■ **What this task involves**
Retype only what runs from the first line of the listing to the line holding "const BAR_DEPTH = 5;", both included. Do not retype the pictures.

Plotting code records:
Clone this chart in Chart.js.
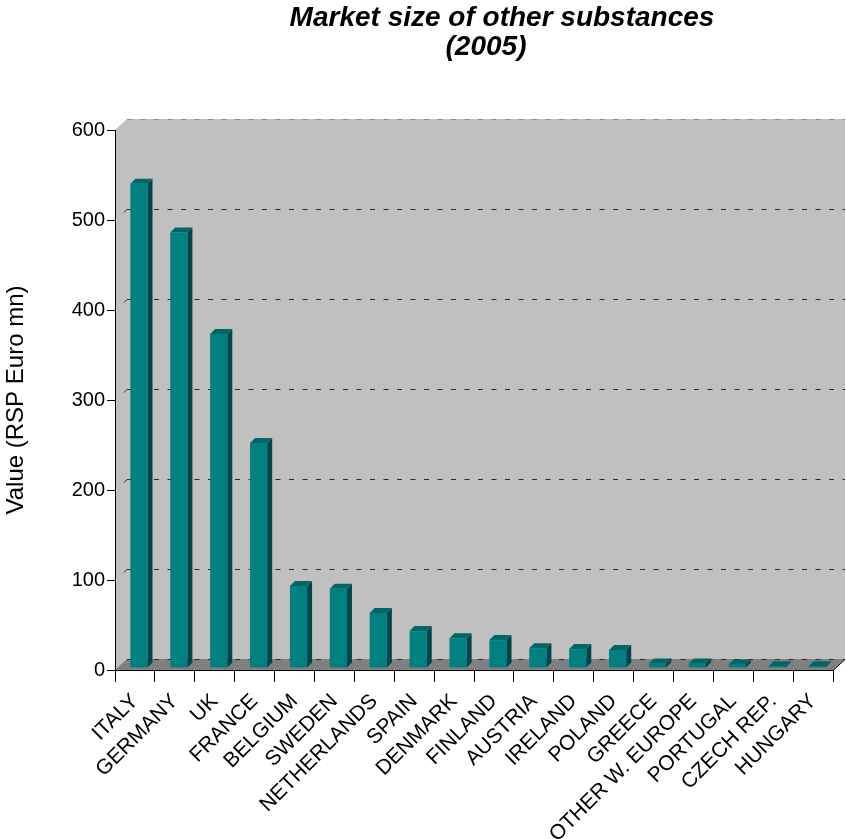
<!DOCTYPE html>
<html>
<head>
<meta charset="utf-8">
<title>Market size of other substances (2005)</title>
<script src="https://cdn.jsdelivr.net/npm/chart.js@4.4.0/dist/chart.umd.min.js"></script>
<style>
  html, body { margin: 0; padding: 0; background: #fff; }
  #wrap { width: 846px; height: 839px; }
</style>
</head>
<body>
<div id="wrap"><canvas id="chart" width="846" height="839"></canvas></div>
<script>
// market values, RSP Euro mn
const countries = [
  "ITALY", "GERMANY", "UK", "FRANCE", "BELGIUM", "SWEDEN", "NETHERLANDS",
  "SPAIN", "DENMARK", "FINLAND", "AUSTRIA", "IRELAND", "POLAND", "GREECE",
  "OTHER W. EUROPE", "PORTUGAL", "CZECH REP.", "HUNGARY"
];
const values = [538, 484, 371, 250, 91, 88, 61, 41, 33, 31, 22, 21, 20, 5, 5, 4, 2, 2];
const yTicks = [0, 100, 200, 300, 400, 500, 600];
const titleLines = ["Market size of other substances", "(2005)"];
const yTitle = "Value (RSP Euro mn)";

const FONT = '"Liberation Sans", Arial, sans-serif';

// fake 3d: back wall sits up/right of the axes, bars sit a bit inside the box
const WALL_DX = 12, WALL_DY = 11;
const BAR_DX = 4, BAR_DY = 2;
const BAR_DEPTH = 5;

const box3d = {
  id: "box3d",
  beforeDraw(chart) {
    const { ctx, chartArea: a } = chart;
    const yScale = chart.scales.y;
    ctx.save();

    // wall
    ctx.fillStyle = "#C0C0C0";
    ctx.beginPath();
    ctx.moveTo(a.left, a.bottom);
    ctx.lineTo(a.left, a.top);
    ctx.lineTo(a.left + WALL_DX, a.top - WALL_DY);
    ctx.lineTo(a.right + WALL_DX, a.top - WALL_DY);
    ctx.lineTo(a.right + WALL_DX, a.bottom - WALL_DY);
    ctx.lineTo(a.right, a.bottom);
    ctx.closePath();
    ctx.fill();

    // floor
    ctx.fillStyle = "#808080";
    ctx.beginPath();
    ctx.moveTo(a.left, a.bottom);
    ctx.lineTo(a.left + WALL_DX, a.bottom - WALL_DY);
    ctx.lineTo(a.right + WALL_DX, a.bottom - WALL_DY);
    ctx.lineTo(a.right, a.bottom);
    ctx.closePath();
    ctx.fill();

    // dashed gridlines on the back wall
    ctx.lineWidth = 1;
    yTicks.forEach(v => {
      const y = Math.round(yScale.getPixelForValue(v)) - WALL_DY + 0.5;
      ctx.strokeStyle = v === 600 ? "#8a8a8a" : "#2a2a2a";
      ctx.setLineDash([5, 8.5]);
      ctx.beginPath();
      ctx.moveTo(a.left + WALL_DX, y);
      ctx.lineTo(a.right + WALL_DX, y);
      ctx.stroke();
      if (v > 0 && v < 600) {
        // short piece of the side-wall line
        ctx.setLineDash([]);
        ctx.beginPath();
        ctx.moveTo(a.left + WALL_DX, y);
        ctx.lineTo(a.left + WALL_DX - 3, y + 3);
        ctx.stroke();
      }
    });

    // right end of the floor edge
    ctx.setLineDash([]);
    ctx.strokeStyle = "#000";
    ctx.beginPath();
    ctx.moveTo(a.right, a.bottom + 0.5);
    ctx.lineTo(a.right + WALL_DX, a.bottom - WALL_DY + 0.5);
    ctx.stroke();
    ctx.restore();
  },
  beforeDatasetsDraw(chart) {
    chart.ctx.save();
    chart.ctx.translate(BAR_DX, -BAR_DY);
  },
  afterDatasetsDraw(chart) {
    const ctx = chart.ctx;
    const meta = chart.getDatasetMeta(0);
    meta.data.forEach(bar => {
      const { x, y, base, width } = bar.getProps(["x", "y", "base", "width"], true);
      const l = x - width / 2, r = x + width / 2;
      // side face
      ctx.fillStyle = "#004646";
      ctx.beginPath();
      ctx.moveTo(r, y);
      ctx.lineTo(r + BAR_DEPTH, y - BAR_DEPTH);
      ctx.lineTo(r + BAR_DEPTH, base - BAR_DEPTH);
      ctx.lineTo(r, base);
      ctx.closePath();
      ctx.fill();
      // top face
      ctx.fillStyle = "#006666";
      ctx.beginPath();
      ctx.moveTo(l, y);
      ctx.lineTo(l + BAR_DEPTH, y - BAR_DEPTH);
      ctx.lineTo(r + BAR_DEPTH, y - BAR_DEPTH);
      ctx.lineTo(r, y);
      ctx.closePath();
      ctx.fill();
    });
    ctx.restore();
  },
  afterDraw(chart) {
    const ctx = chart.ctx;
    ctx.save();
    ctx.fillStyle = "#000";
    ctx.font = "italic bold 28px " + FONT;
    ctx.textAlign = "center";
    ctx.textBaseline = "alphabetic";
    ctx.fillText(titleLines[0], 502, 26);
    ctx.fillText(titleLines[1], 486, 55);
    ctx.restore();
  }
};

new Chart(document.getElementById("chart"), {
  type: "bar",
  data: {
    labels: countries,
    datasets: [{
      data: values,
      backgroundColor: "#008080",
      borderWidth: 0,
      barPercentage: 0.43,
      categoryPercentage: 1
    }]
  },
  options: {
    responsive: false,
    animation: false,
    devicePixelRatio: 1,
    layout: { padding: { top: 130, right: 13, left: 0, bottom: 0 } },
    plugins: {
      legend: { display: false },
      tooltip: { enabled: false },
      title: { display: false }
    },
    scales: {
      x: {
        grid: { drawOnChartArea: false, drawTicks: true, tickLength: 12, color: "#000", offset: true },
        border: { color: "#000", width: 1 },
        ticks: {
          font: { family: FONT, size: 21 },
          color: "#000",
          minRotation: 45,
          maxRotation: 45,
          autoSkip: false,
          padding: 7
        },
        afterFit: s => { s.height = 169; }
      },
      y: {
        min: 0,
        max: 600,
        grid: { drawOnChartArea: false, drawTicks: true, tickLength: 8, color: "#000" },
        border: { color: "#000", width: 1 },
        ticks: {
          stepSize: 100,
          font: { family: FONT, size: 20 },
          color: "#000",
          padding: 2
        },
        title: {
          display: true,
          text: yTitle,
          font: { family: FONT, size: 24 },
          color: "#000",
          padding: { top: 2, bottom: 0 }
        },
        afterFit: s => { s.width = 115; }
      }
    }
  },
  plugins: [box3d]
});
</script>
</body>
</html>
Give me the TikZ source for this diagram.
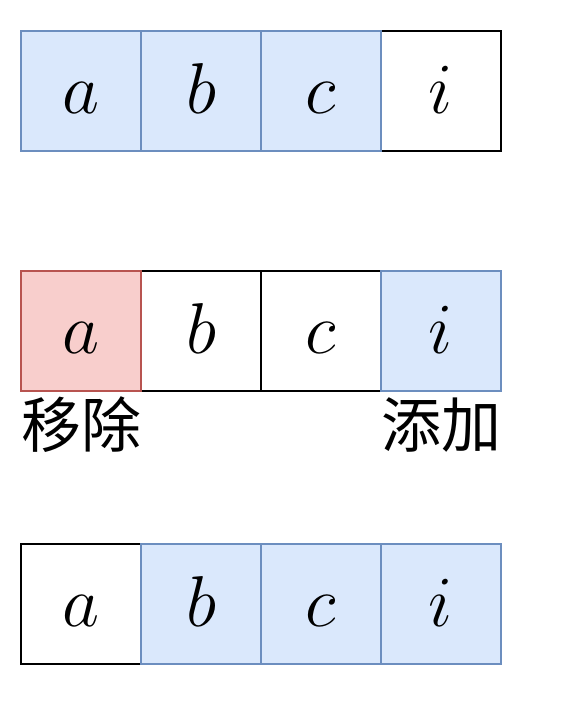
\RequirePackage{fix-cm}
\documentclass[tikz,border=0pt]{standalone}
\usepackage{fontspec}
\newfontfamily\cjk{Noto Sans CJK SC}
\definecolor{bluefill}{HTML}{DAE8FC}
\definecolor{bluedraw}{HTML}{6C8EBF}
\definecolor{redfill}{HTML}{F8CECC}
\definecolor{reddraw}{HTML}{B85450}
\tikzset{
  cell/.style={draw=black, line width=2pt, minimum width=120pt, minimum height=120pt, inner sep=0pt,
    text height=44pt, text depth=0pt, font=\fontsize{72}{86}\selectfont},
  bluecell/.style={cell, draw=bluedraw, fill=bluefill},
  redcell/.style={cell, draw=reddraw, fill=redfill},
  lbl/.style={inner sep=0pt, font=\cjk\fontsize{60}{72}\selectfont}
}
\begin{document}
\begin{tikzpicture}[x=1pt,y=-1pt]
\useasboundingbox (0,0) rectangle (562,717);
% row 1
\node[cell] (r1i) at (441,91) {$i$};
\node[bluecell] (r1a) at (81,91) {$a$};
\node[bluecell] (r1b) at (201,91) {$b$};
\node[bluecell] (r1c) at (321,91) {$c$};
% row 2
\node[cell] (r2b) at (201,331) {$b$};
\node[cell] (r2c) at (321,331) {$c$};
\node[redcell] (r2a) at (81,331) {$a$};
\node[bluecell] (r2i) at (441,331) {$i$};
\node[lbl, anchor=base west] (rm) at (21,447) {移除};
\node[lbl, anchor=base east] (add) at (502,447) {添加};
% row 3
\node[cell] (r3a) at (81,604) {$a$};
\node[bluecell] (r3b) at (201,604) {$b$};
\node[bluecell] (r3c) at (321,604) {$c$};
\node[bluecell] (r3i) at (441,604) {$i$};
\end{tikzpicture}
\end{document}
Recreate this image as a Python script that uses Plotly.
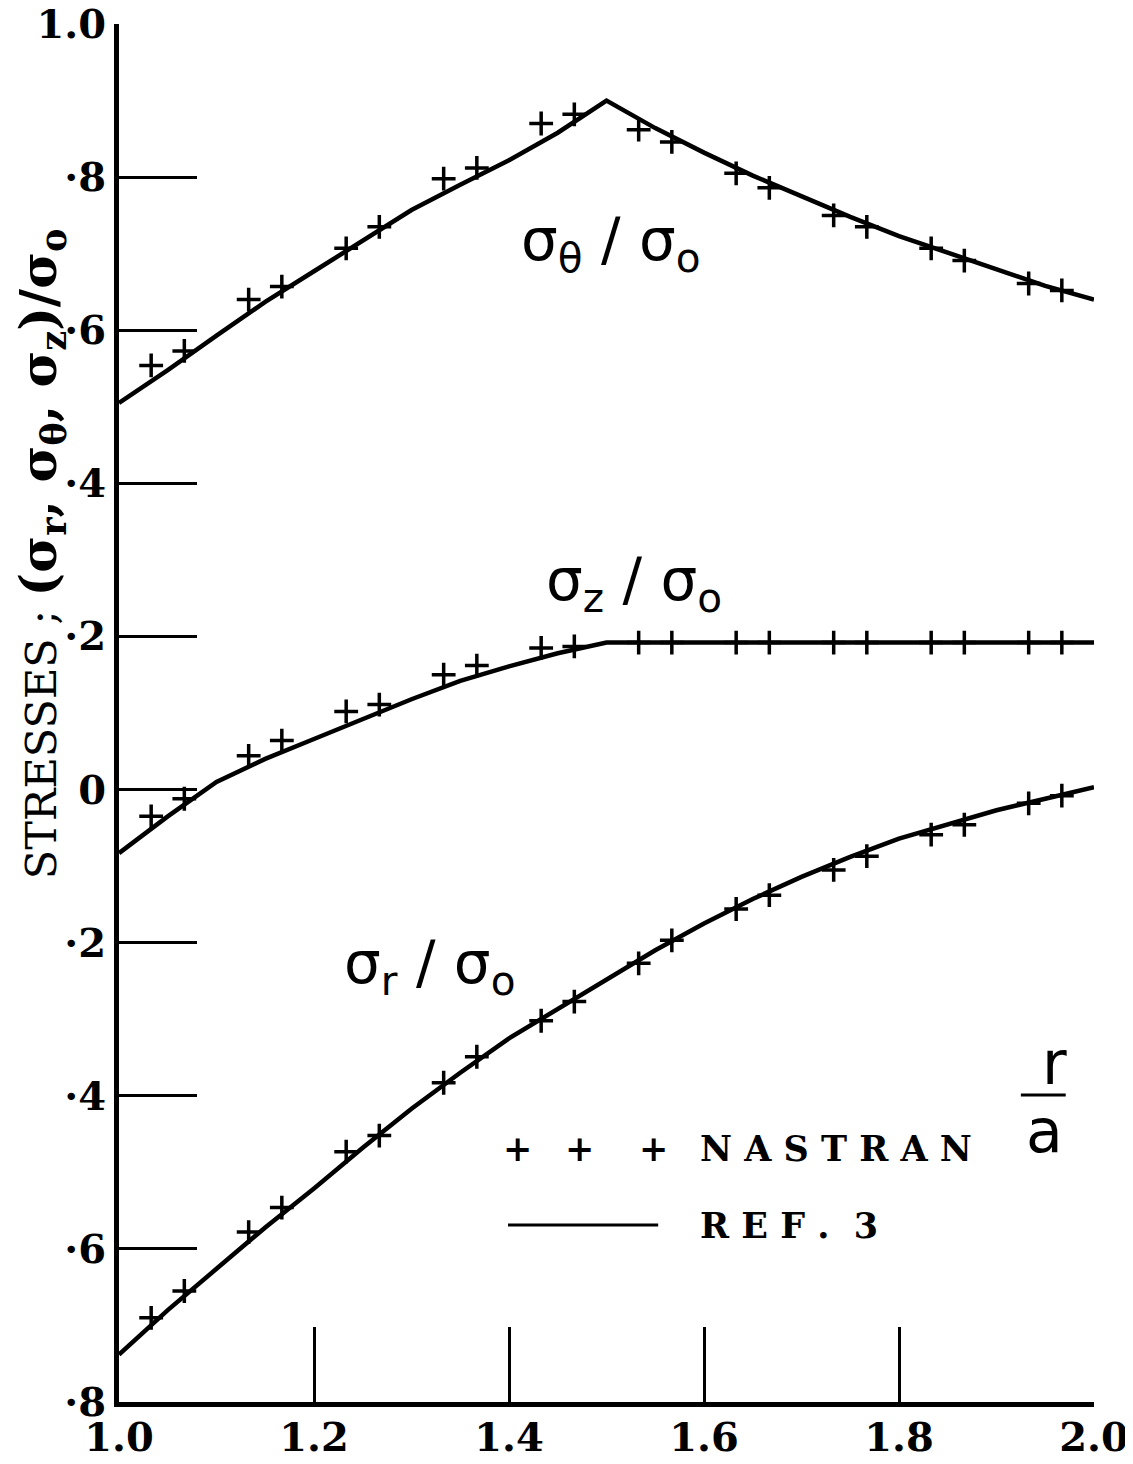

■ **Answer below**
Clone this chart in Chart.js.
<!DOCTYPE html>
<html>
<head>
<meta charset="utf-8">
<title>Market size of other substances (2005)</title>
<script src="https://cdn.jsdelivr.net/npm/chart.js@4.4.0/dist/chart.umd.min.js"></script>
<style>
  html, body { margin: 0; padding: 0; background: #fff; }
  #wrap { width: 846px; height: 839px; }
</style>
</head>
<body>
<div id="wrap"><canvas id="chart" width="846" height="839"></canvas></div>
<script>
// market values, RSP Euro mn
const countries = [
  "ITALY", "GERMANY", "UK", "FRANCE", "BELGIUM", "SWEDEN", "NETHERLANDS",
  "SPAIN", "DENMARK", "FINLAND", "AUSTRIA", "IRELAND", "POLAND", "GREECE",
  "OTHER W. EUROPE", "PORTUGAL", "CZECH REP.", "HUNGARY"
];
const values = [538, 484, 371, 250, 91, 88, 61, 41, 33, 31, 22, 21, 20, 5, 5, 4, 2, 2];
const yTicks = [0, 100, 200, 300, 400, 500, 600];
const titleLines = ["Market size of other substances", "(2005)"];
const yTitle = "Value (RSP Euro mn)";

const FONT = '"Liberation Sans", Arial, sans-serif';

// fake 3d: back wall sits up/right of the axes, bars sit a bit inside the box
const WALL_DX = 12, WALL_DY = 11;
const BAR_DX = 4, BAR_DY = 2;
const BAR_DEPTH = 5;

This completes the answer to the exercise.